Short exercise -> Go through each line of the records below and count those with the word "matplotlib". Give only the count.

Record extracts ->

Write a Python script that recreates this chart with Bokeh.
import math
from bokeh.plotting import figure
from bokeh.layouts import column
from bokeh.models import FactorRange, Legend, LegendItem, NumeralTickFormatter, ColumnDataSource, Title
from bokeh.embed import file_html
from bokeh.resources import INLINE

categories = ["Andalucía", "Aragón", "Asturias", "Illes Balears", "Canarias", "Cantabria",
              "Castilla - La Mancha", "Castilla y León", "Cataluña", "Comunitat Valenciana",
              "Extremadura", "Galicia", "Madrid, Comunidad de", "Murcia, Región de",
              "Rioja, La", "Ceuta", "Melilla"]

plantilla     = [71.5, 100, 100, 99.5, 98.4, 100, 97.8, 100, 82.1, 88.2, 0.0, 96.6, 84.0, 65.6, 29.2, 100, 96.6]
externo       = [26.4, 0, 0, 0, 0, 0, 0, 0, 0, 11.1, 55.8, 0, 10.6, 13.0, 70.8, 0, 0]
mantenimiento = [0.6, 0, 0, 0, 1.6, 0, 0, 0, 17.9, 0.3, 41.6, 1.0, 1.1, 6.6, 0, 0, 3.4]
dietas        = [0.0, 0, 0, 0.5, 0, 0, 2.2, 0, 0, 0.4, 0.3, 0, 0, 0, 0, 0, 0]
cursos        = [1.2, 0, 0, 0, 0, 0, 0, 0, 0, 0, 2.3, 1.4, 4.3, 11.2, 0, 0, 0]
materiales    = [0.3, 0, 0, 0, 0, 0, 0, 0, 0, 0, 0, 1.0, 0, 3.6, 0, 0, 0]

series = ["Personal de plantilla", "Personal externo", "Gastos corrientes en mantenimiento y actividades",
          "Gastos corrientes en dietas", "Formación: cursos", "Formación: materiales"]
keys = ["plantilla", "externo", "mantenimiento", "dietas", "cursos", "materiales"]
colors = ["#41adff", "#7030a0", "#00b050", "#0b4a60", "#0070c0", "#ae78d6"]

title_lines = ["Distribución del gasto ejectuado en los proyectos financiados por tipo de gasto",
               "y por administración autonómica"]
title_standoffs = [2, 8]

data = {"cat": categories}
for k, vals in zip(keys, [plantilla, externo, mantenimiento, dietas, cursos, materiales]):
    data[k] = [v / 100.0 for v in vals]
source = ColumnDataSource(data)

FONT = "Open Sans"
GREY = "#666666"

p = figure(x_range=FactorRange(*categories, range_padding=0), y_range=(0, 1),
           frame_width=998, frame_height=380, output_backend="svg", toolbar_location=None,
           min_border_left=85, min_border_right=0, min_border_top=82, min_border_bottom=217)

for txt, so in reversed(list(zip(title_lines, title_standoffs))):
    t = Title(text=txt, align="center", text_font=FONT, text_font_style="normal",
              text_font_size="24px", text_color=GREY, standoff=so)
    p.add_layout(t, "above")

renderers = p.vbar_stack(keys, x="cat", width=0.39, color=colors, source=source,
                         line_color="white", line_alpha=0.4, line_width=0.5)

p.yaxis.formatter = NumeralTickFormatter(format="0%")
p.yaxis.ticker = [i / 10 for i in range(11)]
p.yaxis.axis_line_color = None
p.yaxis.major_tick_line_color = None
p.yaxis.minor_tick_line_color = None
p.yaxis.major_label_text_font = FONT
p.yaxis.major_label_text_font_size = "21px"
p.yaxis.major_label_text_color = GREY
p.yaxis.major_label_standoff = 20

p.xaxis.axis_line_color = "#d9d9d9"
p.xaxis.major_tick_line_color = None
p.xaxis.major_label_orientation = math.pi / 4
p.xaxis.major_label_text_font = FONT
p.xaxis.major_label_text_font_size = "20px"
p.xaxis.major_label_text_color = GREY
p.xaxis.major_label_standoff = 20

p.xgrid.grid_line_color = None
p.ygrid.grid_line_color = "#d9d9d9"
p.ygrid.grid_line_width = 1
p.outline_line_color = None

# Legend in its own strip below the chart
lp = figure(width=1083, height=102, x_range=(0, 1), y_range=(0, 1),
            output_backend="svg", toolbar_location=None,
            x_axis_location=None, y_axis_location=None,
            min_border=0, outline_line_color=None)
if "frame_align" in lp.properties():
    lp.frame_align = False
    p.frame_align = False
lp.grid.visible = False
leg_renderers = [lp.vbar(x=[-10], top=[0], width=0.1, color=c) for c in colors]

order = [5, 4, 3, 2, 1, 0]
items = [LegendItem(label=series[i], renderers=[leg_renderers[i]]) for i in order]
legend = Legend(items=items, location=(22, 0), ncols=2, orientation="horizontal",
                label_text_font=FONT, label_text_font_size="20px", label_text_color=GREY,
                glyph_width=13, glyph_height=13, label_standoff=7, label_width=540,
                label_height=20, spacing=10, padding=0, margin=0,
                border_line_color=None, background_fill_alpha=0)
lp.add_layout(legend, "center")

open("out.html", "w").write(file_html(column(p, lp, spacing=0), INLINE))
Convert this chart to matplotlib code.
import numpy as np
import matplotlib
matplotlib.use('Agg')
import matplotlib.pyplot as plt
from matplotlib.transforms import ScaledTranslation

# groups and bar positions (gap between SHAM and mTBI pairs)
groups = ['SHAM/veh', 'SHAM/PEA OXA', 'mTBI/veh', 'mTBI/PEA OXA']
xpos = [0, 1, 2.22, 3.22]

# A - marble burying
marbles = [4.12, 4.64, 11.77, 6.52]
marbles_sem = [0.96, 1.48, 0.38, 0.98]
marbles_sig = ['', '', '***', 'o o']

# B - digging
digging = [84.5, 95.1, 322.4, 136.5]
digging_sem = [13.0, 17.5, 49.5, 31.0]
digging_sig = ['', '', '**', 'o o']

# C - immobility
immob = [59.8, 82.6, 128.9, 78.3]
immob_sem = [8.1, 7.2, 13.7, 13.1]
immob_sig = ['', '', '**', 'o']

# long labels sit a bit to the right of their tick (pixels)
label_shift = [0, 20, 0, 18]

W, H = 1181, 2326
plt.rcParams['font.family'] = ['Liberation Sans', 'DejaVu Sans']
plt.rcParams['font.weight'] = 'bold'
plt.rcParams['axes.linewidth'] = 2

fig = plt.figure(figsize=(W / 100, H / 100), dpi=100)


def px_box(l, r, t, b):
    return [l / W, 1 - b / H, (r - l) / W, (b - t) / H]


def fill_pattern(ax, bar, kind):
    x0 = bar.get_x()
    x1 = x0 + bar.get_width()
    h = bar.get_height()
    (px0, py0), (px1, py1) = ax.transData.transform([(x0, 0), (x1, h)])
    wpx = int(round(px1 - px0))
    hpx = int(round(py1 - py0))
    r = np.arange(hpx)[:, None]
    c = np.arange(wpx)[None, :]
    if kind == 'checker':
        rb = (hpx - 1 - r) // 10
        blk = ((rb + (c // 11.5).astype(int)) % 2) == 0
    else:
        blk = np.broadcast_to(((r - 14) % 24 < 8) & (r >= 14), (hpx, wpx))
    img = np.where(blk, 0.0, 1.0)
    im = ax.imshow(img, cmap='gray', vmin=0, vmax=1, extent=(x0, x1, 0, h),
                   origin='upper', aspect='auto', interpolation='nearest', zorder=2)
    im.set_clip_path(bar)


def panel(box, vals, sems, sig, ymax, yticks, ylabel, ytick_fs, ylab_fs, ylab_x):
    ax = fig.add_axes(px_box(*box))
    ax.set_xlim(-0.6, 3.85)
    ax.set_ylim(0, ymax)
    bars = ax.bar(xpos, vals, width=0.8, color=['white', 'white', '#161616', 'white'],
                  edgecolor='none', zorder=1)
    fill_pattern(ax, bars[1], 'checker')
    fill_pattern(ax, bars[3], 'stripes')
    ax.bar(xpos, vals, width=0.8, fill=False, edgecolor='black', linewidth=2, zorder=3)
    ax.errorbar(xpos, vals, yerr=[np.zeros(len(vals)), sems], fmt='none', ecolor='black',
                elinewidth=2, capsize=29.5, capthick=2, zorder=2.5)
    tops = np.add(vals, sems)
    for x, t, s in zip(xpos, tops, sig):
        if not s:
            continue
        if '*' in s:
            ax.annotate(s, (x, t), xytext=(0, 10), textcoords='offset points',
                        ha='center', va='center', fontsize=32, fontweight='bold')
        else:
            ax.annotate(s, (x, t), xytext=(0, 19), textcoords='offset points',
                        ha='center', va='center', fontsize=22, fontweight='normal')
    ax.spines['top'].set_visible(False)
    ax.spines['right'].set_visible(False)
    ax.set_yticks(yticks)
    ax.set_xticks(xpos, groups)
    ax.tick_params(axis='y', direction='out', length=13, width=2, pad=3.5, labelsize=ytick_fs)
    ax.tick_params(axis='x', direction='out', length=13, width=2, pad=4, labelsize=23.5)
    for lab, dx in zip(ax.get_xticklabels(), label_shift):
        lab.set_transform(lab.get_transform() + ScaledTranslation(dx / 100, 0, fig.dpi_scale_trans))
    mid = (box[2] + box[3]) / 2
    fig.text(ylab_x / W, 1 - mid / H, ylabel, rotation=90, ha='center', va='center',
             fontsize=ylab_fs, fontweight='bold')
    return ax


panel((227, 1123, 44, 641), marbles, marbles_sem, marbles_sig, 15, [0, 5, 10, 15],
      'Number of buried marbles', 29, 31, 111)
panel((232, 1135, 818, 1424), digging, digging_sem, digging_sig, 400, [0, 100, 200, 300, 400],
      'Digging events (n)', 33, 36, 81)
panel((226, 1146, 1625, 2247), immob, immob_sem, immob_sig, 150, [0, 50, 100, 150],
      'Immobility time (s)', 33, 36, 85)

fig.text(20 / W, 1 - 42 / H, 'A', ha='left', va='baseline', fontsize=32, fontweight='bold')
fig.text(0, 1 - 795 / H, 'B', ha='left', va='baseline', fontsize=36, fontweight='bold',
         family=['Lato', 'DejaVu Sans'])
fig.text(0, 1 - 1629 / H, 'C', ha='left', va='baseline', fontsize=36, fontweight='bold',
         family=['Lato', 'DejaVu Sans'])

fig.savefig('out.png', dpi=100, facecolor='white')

Full solution -> 5